Ribs are among the most effective structural features available in injection moulding. When designed correctly, they dramatically improve stiffness and load distribution without requiring thicker walls — helping control both material usage and cycle time.

For engineers seeking to balance strength, weight, and cost, rib geometry often determines whether a part scales successfully into production.

Poor rib design, however, can introduce cosmetic defects, internal stress, and dimensional instability.
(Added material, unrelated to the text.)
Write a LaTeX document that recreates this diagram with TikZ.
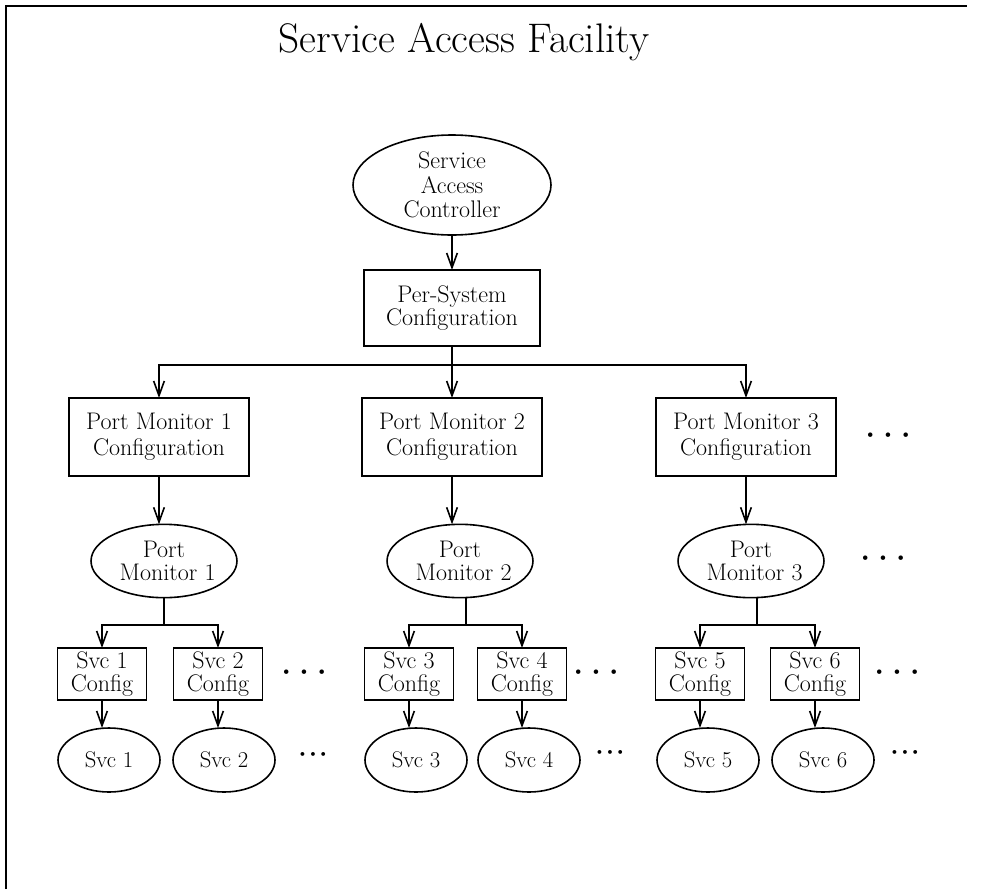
\documentclass[tikz,border=0pt]{standalone}
\usetikzlibrary{shapes.geometric,arrows.meta}
\begin{document}
\begin{tikzpicture}[x=0.75pt,y=-0.75pt,
  every node/.style={inner sep=0pt, outer sep=0pt},
  lbl/.style={font=\fontsize{18}{18}\selectfont, align=center},
  box/.style={draw, line width=1.2pt, rectangle, lbl},
  ell/.style={draw, line width=1.2pt, ellipse, lbl},
  pmcbox/.style={box, font=\fontsize{18}{19.5}\selectfont, minimum width=135pt, minimum height=58.5pt},
  pmell/.style={ell, font=\fontsize{18}{17.5}\selectfont, minimum width=107pt, minimum height=55pt},
  scbox/.style={box, font=\fontsize{18}{17}\selectfont, minimum width=67pt, minimum height=39pt},
  svell/.style={ell, font=\fontsize{17}{17}\selectfont, minimum width=76.5pt, minimum height=48pt},
  bigdots/.style={font=\fontsize{15}{15}\selectfont},
  smalldots/.style={font=\fontsize{10}{10}\selectfont},
  arr/.style={-{Straight Barb[length=11pt,width=8pt]}, line width=1.2pt},
  conn/.style={line width=1.2pt}
]
\useasboundingbox (0,0) rectangle (992,889);
\draw[line width=2pt] (6,889) -- (6,6) -- (967,6);

\node[lbl, font=\fontsize{31}{34}\selectfont, anchor=base] (title) at (464,52) {Service Access Facility};

\node[ell, minimum width=148.5pt, minimum height=75pt, font=\fontsize{18}{18.5}\selectfont] (sac) at (452,185) {Service\\Access\\Controller};
\node[box, font=\fontsize{18}{17.5}\selectfont, minimum width=132pt, minimum height=57pt] (ps) at (452,308) {Per-System\\Configuration};

\node[pmcbox] (pmc1) at (159,437) {Port Monitor 1\\Configuration};
\node[pmcbox] (pmc2) at (452,437) {Port Monitor 2\\Configuration};
\node[pmcbox] (pmc3) at (746,437) {Port Monitor 3\\Configuration};
\node[bigdots] (d1) at (888,437) {\textbullet\,\textbullet\,\textbullet};

\node[pmell] (pm1) at (164,561) {Port\\\ Monitor 1};
\node[pmell] (pm2) at (460,561) {Port\\\ Monitor 2};
\node[pmell] (pm3) at (751,561) {Port\\\ Monitor 3};
\node[bigdots] (d2) at (883,560) {\textbullet\,\textbullet\,\textbullet};

\node[scbox] (sc1) at (102,674) {Svc 1\\Config};
\node[scbox] (sc2) at (218,674) {Svc 2\\Config};
\node[scbox] (sc3) at (409,674) {Svc 3\\Config};
\node[scbox] (sc4) at (522,674) {Svc 4\\Config};
\node[scbox] (sc5) at (700,674) {Svc 5\\Config};
\node[scbox] (sc6) at (815,674) {Svc 6\\Config};
\node[bigdots] (d3) at (304,674) {\textbullet\,\textbullet\,\textbullet};
\node[bigdots] (d4) at (596,674) {\textbullet\,\textbullet\,\textbullet};
\node[bigdots] (d5) at (897,674) {\textbullet\,\textbullet\,\textbullet};

\node[svell] (sv1) at (109,760) {Svc 1};
\node[svell] (sv2) at (224,760) {Svc 2};
\node[svell] (sv3) at (416,760) {Svc 3};
\node[svell] (sv4) at (529,760) {Svc 4};
\node[svell] (sv5) at (708,760) {Svc 5};
\node[svell] (sv6) at (823,760) {Svc 6};
\node[smalldots] (d6) at (313,755) {\textbullet\textbullet\textbullet};
\node[smalldots] (d7) at (610,753) {\textbullet\textbullet\textbullet};
\node[smalldots] (d8) at (905,753) {\textbullet\textbullet\textbullet};

\coordinate (h0) at (452,365);
\coordinate (h1) at (164,625);
\coordinate (h2) at (466,625);
\coordinate (h3) at (757,625);

\draw[arr] (sac.south) -- (ps.north);
\draw[conn] (ps.south) -- (h0);
\draw[arr] (h0) -| (pmc1.north);
\draw[arr] (h0) -- (pmc2.north);
\draw[arr] (h0) -| (pmc3.north);

\draw[arr] (pmc1.south) -- (pmc1.south |- pm1.north);
\draw[arr] (pmc2.south) -- (pmc2.south |- pm2.north);
\draw[arr] (pmc3.south) -- (pmc3.south |- pm3.north);

\draw[conn] (h1 |- pm1.south) -- (h1);
\draw[conn] (h2 |- pm2.south) -- (h2);
\draw[conn] (h3 |- pm3.south) -- (h3);
\draw[arr] (h1) -| (sc1.north);
\draw[arr] (h1) -| (sc2.north);
\draw[arr] (h2) -| (sc3.north);
\draw[arr] (h2) -| (sc4.north);
\draw[arr] (h3) -| (sc5.north);
\draw[arr] (h3) -| (sc6.north);

\draw[arr] (sc1.south) -- (sc1.south |- sv1.north);
\draw[arr] (sc2.south) -- (sc2.south |- sv2.north);
\draw[arr] (sc3.south) -- (sc3.south |- sv3.north);
\draw[arr] (sc4.south) -- (sc4.south |- sv4.north);
\draw[arr] (sc5.south) -- (sc5.south |- sv5.north);
\draw[arr] (sc6.south) -- (sc6.south |- sv6.north);
\end{tikzpicture}
\end{document}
Understanding the fundamentals is essential.

Why Use Ribs Instead of Thick Walls?

Increasing wall thickness may appear to strengthen a part, but it frequently creates manufacturing problems such as sink marks and extended cooling times.
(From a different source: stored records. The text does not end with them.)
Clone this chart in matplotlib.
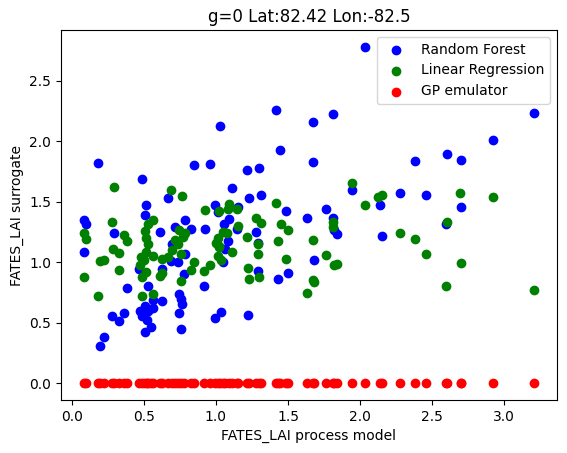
import matplotlib
matplotlib.use('Agg')
import matplotlib.pyplot as plt

# values
rf_x = [2.034, 1.414, 1.809, 1.677, 1.028, 3.209, 2.924, 2.606, 2.698, 2.384, 1.446, 1.677, 1.296, 1.213,
        1.109, 1.227, 1.31, 1.941, 2.28, 2.46, 2.135, 2.703, 1.767, 1.484, 1.157, 1.629, 1.809, 2.599,
        1.837, 1.822, 2.15, 1.089, 1.058, 1.144, 1.276, 1.29, 1.082, 1.066, 1.047, 1.684, 1.29, 1.497,
        1.428, 1.22, 1.035, 0.994,
        0.18, 0.852, 0.963, 0.485, 0.666, 0.513, 0.991, 1.012, 0.506, 0.083, 0.099, 0.783, 0.714, 0.825,
        0.922, 0.291, 0.61, 0.693, 0.083, 0.783, 0.686, 0.741, 0.465, 0.624, 0.777, 0.915, 0.381, 0.533,
        0.748, 0.756, 0.763, 0.63, 0.562, 0.562, 0.506, 0.476, 0.533, 0.488, 0.52, 0.548, 0.506, 0.28,
        0.361, 0.332, 0.748, 0.756, 0.228, 0.194]
rf_y = [2.78, 2.26, 2.228, 2.162, 2.126, 2.237, 2.013, 1.897, 1.847, 1.839, 1.93, 1.831, 1.781, 1.765,
        1.616, 1.533, 1.558, 1.599, 1.574, 1.558, 1.475, 1.459, 1.442, 1.425, 1.459, 1.367, 1.362, 1.315,
        1.235, 1.262, 1.218, 1.36, 1.312, 1.276, 1.252, 1.16, 1.177, 1.105, 1.003, 1.02, 0.929, 0.912,
        0.863, 0.565, 0.586, 0.54,
        1.823, 1.806, 1.814, 1.69, 1.533, 1.472, 1.472, 1.417, 1.392, 1.345, 1.312, 1.351, 1.293, 1.276,
        1.276, 1.243, 1.252, 1.152, 1.086, 1.07, 1.011, 1.003, 0.945, 0.945, 0.904, 0.805, 0.788, 0.801,
        0.733, 0.697, 0.656, 0.68, 0.686, 0.622, 0.636, 0.6, 0.6, 0.553, 0.52, 0.465, 0.424, 0.553,
        0.581, 0.515, 0.581, 0.449, 0.382, 0.308]

lr_x = [1.941, 2.696, 2.15, 2.124, 2.924, 2.031, 1.414, 1.089, 1.082, 1.146, 1.024, 1.276, 1.31, 1.157,
        1.449, 1.497, 1.809, 1.809, 2.606, 1.047, 1.075, 1.213, 1.428, 1.677, 1.29, 2.28, 2.384, 2.46,
        1.109, 1.29, 1.024, 1.484, 1.767, 1.837, 1.822, 2.703, 1.035, 1.22, 1.296, 1.227, 1.677, 1.684,
        2.599, 1.629, 3.209,
        0.291, 0.686, 0.763, 0.922, 0.277, 0.562, 0.533, 0.506, 0.513, 0.083, 0.097, 0.361, 0.381, 0.748,
        0.783, 0.772, 0.714, 0.741, 0.533, 0.284, 0.332, 0.693, 0.513, 0.562, 0.479, 0.666, 0.624, 0.499,
        0.756, 0.472, 0.194, 0.228, 0.332, 0.852, 0.825, 0.963, 0.915, 0.513, 0.63, 0.61, 0.485, 0.083,
        0.756, 0.18, 0.562, 0.485, 1.012, 0.998, 1.019, 1.012]
lr_y = [1.657, 1.574, 1.558, 1.54, 1.535, 1.475, 1.491, 1.483, 1.436, 1.442, 1.425, 1.367, 1.326, 1.301,
        1.318, 1.268, 1.33, 1.29, 1.333, 1.253, 1.245, 1.211, 1.177, 1.186, 1.152, 1.245, 1.195, 1.069,
        1.085, 1.069, 1.127, 1.028, 1.062, 0.986, 0.978, 0.995, 1.015, 0.955, 0.88, 0.863, 0.854, 0.837,
        0.805, 0.746, 0.77,
        1.624, 1.599, 1.55, 1.434, 1.334, 1.351, 1.318, 1.26, 1.202, 1.243, 1.194, 1.227, 1.177, 1.268,
        1.243, 1.21, 1.185, 1.152, 1.152, 1.111, 1.078, 1.103, 1.086, 1.053, 1.045, 1.045, 1.028, 1.02,
        1.07, 0.978, 1.011, 1.02, 0.937, 1.003, 0.937, 0.978, 0.929, 0.92, 0.912, 0.887, 0.879, 0.879,
        0.846, 0.722, 0.738, 0.722, 1.2, 1.16, 1.13, 1.05]

gp_x = [0.083, 0.099, 0.18, 0.194, 0.228, 0.28, 0.291, 0.332, 0.361, 0.381, 0.465, 0.485, 0.506, 0.52,
        0.533, 0.548, 0.562, 0.61, 0.63, 0.666, 0.693, 0.714, 0.741, 0.756, 0.777, 0.825, 0.852, 0.915,
        0.963, 0.994, 1.012, 1.028, 1.047, 1.066, 1.089, 1.109, 1.144, 1.157, 1.213, 1.227, 1.276, 1.296,
        1.31, 1.414, 1.428, 1.446, 1.484, 1.497, 1.629, 1.677, 1.684, 1.767, 1.809, 1.822, 1.837, 1.941,
        2.034, 2.135, 2.15, 2.28, 2.384, 2.46, 2.599, 2.606, 2.698, 2.703, 2.924, 3.209]
gp_y = [0.0] * len(gp_x)

fig = plt.figure(figsize=(5.67, 4.53), dpi=100)
ax = fig.add_axes([61 / 567, 53 / 453, 496 / 567, 370 / 453])

ax.scatter(rf_x, rf_y, color='blue', label='Random Forest')
ax.scatter(lr_x, lr_y, color='green', label='Linear Regression')
ax.scatter(gp_x, gp_y, color='red', label='GP emulator')

ax.set_title('g=0 Lat:82.42 Lon:-82.5')
ax.set_xlabel('FATES_LAI process model')
ax.set_ylabel('FATES_LAI surrogate')
ax.legend()

fig.savefig('out.png', dpi=100)
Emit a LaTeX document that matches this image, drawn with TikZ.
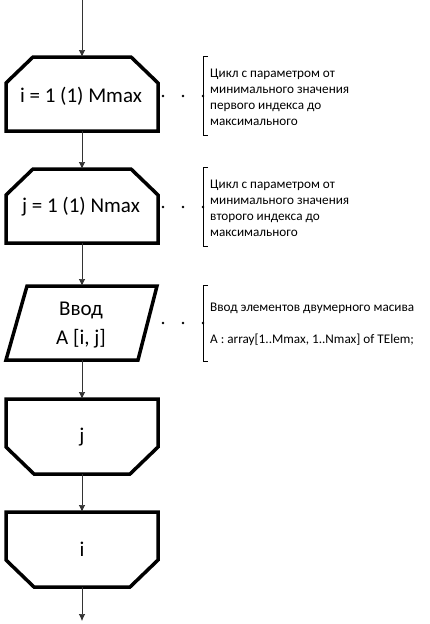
\documentclass[tikz,border=0pt]{standalone}
\usepackage{fontspec}
\setmainfont{Carlito}
\usetikzlibrary{arrows.meta}
\tikzset{block/.style={line width=3.5pt, line join=miter},
  flow/.style={-{Latex[length=7pt,width=6.5pt]}, line width=0.7pt, draw=black!80},
  note/.style={anchor=west, align=left, inner sep=0pt, font=\fontsize{13.2}{16}\selectfont},
  big/.style={font=\fontsize{21}{29}\selectfont, align=center}}

\begin{document}
\begin{tikzpicture}[x=1pt,y=-1pt]
\useasboundingbox (0,0) rectangle (430,624);

\coordinate (start) at (82,0);
\coordinate (finish) at (82,621);

% loop begin blocks
\foreach \ya/\yb/\nm in {57/131/ii, 169/243/jj}
  {
    \draw[block] (6,\ya+26) -- (33,\ya) -- (131,\ya) -- (158,\ya+26) -- (158,\yb) -- (6,\yb) -- cycle;
    \coordinate (\nm-top) at (82,\ya);
    \coordinate (\nm-bot) at (82,\yb);
  }
\node[big] (ii) at (81,96) {i = 1 (1) Mmax};
\node[big] (jj) at (81,207) {j = 1 (1) Nmax};

% input
\draw[block] (27,286) -- (157,286) -- (138,360) -- (6,360) -- cycle;
\coordinate (in-top) at (82,286);
\coordinate (in-bot) at (82,360);
\node[big] (in) at (81,325) {Ввод\\A [i, j]};

% loop end blocks
\foreach \ya/\yb/\nm in {399/474/je, 512/587/ie}
  {
    \draw[block] (6,\ya) -- (158,\ya) -- (158,\yb-27) -- (130,\yb) -- (34,\yb) -- (6,\yb-27) -- cycle;
    \coordinate (\nm-top) at (82,\ya);
    \coordinate (\nm-bot) at (82,\yb);
  }
\node[big] (je) at (82,437) {j};
\node[big] (ie) at (82,549) {i};

\draw[flow] (start) -- (ii-top);
\draw[flow] (ii-bot) -- (jj-top);
\draw[flow] (jj-bot) -- (in-top);
\draw[flow] (in-bot) -- (je-top);
\draw[flow] (je-bot) -- (ie-top);
\draw[flow] (ie-bot) -- (finish);

% comments
\foreach \yc/\ya/\yb in {96/56/135, 207/167/246, 323/285/361}
  {
    \draw[line width=0.6pt] (208,\ya) -- (203,\ya) -- (203,\yb) -- (208,\yb);
    \foreach \xc in {163,183,203}
      \fill (\xc,\yc) circle (1.4pt);
  }

\node[note] (c1) at (210,97) {Цикл с параметром от\\минимального значения\\первого индекса до\\максимального};
\node[note] (c2) at (210,208) {Цикл с параметром от\\минимального значения\\второго индекса до\\максимального};
\node[note] (c3) at (210,308) {Ввод элементов двумерного масива};
\node[note] (c4) at (210,340) {A : array[1..Mmax, 1..Nmax] of TElem;};

\end{tikzpicture}
\end{document}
Ribs provide a far more efficient solution.

• Improve stiffness without excessive material
• Promote faster cooling
• Reduce part weight
• Lower production cost
• Support dimensional stability

This is why ribs appear in everything from automotive housings to consumer electronics.

Recommended Rib Thickness

One of the most widely accepted design rules is maintaining rib thickness at roughly 50–60% of the adjoining wall.
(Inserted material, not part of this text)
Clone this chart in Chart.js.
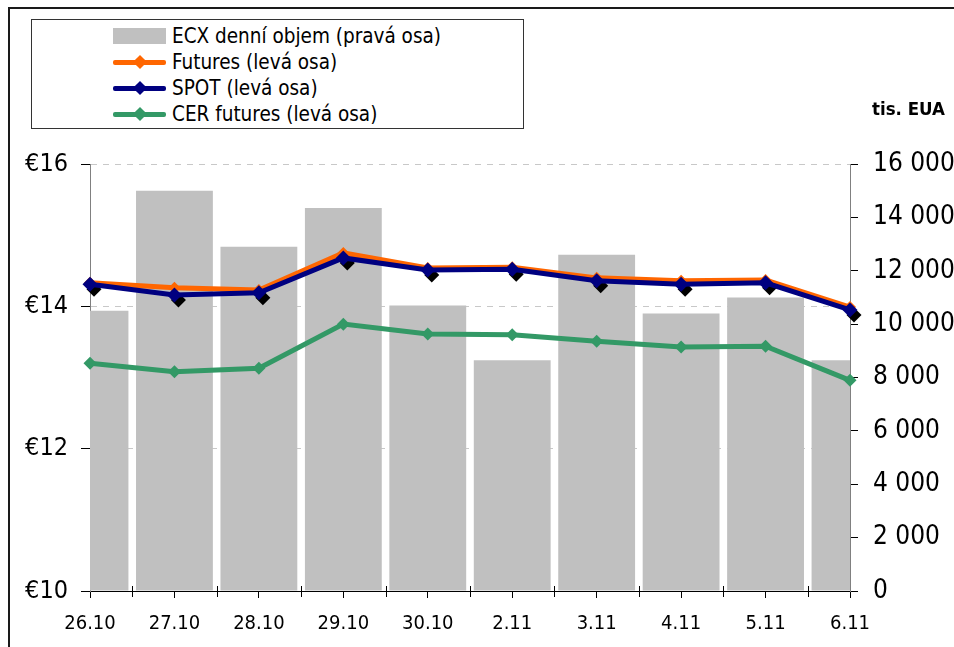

This ratio helps prevent differential cooling — the primary cause of sink marks.

Example:

• Wall thickness: 3.0 mm
• Ideal rib thickness: ~1.5 – 1.8 mm

Exceeding this range increases cosmetic risk.

Optimal Rib Height

While taller ribs improve stiffness, excessively high ribs can become difficult to fill and eject.

A common guideline is:

• Maximum rib height: about 2.5–3× wall thickness

Beyond this, consider adding multiple ribs instead of one large feature.

Add Draft to Every Rib

Ribs must include draft angles to allow smooth ejection.

Typical recommendation:

• At least 0.5° draft per side
• More for deeper ribs

Skipping draft is a frequent cause of tooling revisions.

Use Generous Radii at the Base

Sharp transitions concentrate stress and restrict material flow.

A base radius of roughly 25–40% of wall thickness improves structural performance while supporting consistent filling.

Spacing Matters More Than Many Designers Realise

Placing ribs too close together can trap heat and create uneven shrink behaviour.

As a practical guideline:

• Maintain spacing of at least 2–3× wall thickness

This encourages uniform cooling.

Common Rib Design Mistakes

• Making ribs too thick
• Skipping draft angles
• Using sharp internal corners
• Designing ribs that are excessively tall
• Poor spacing that traps heat

These issues are far easier to prevent than to correct after tooling begins.

When Multiple Ribs Are Better Than One

Several thinner ribs typically outperform a single thick rib.

This approach distributes load more evenly and reduces cosmetic risk.

Collaborate Before Finalising Structural Features

Manufacturing input during the design stage helps confirm that ribs align with material behaviour and tooling strategy.

Early adjustments are inexpensive — late tooling changes are not.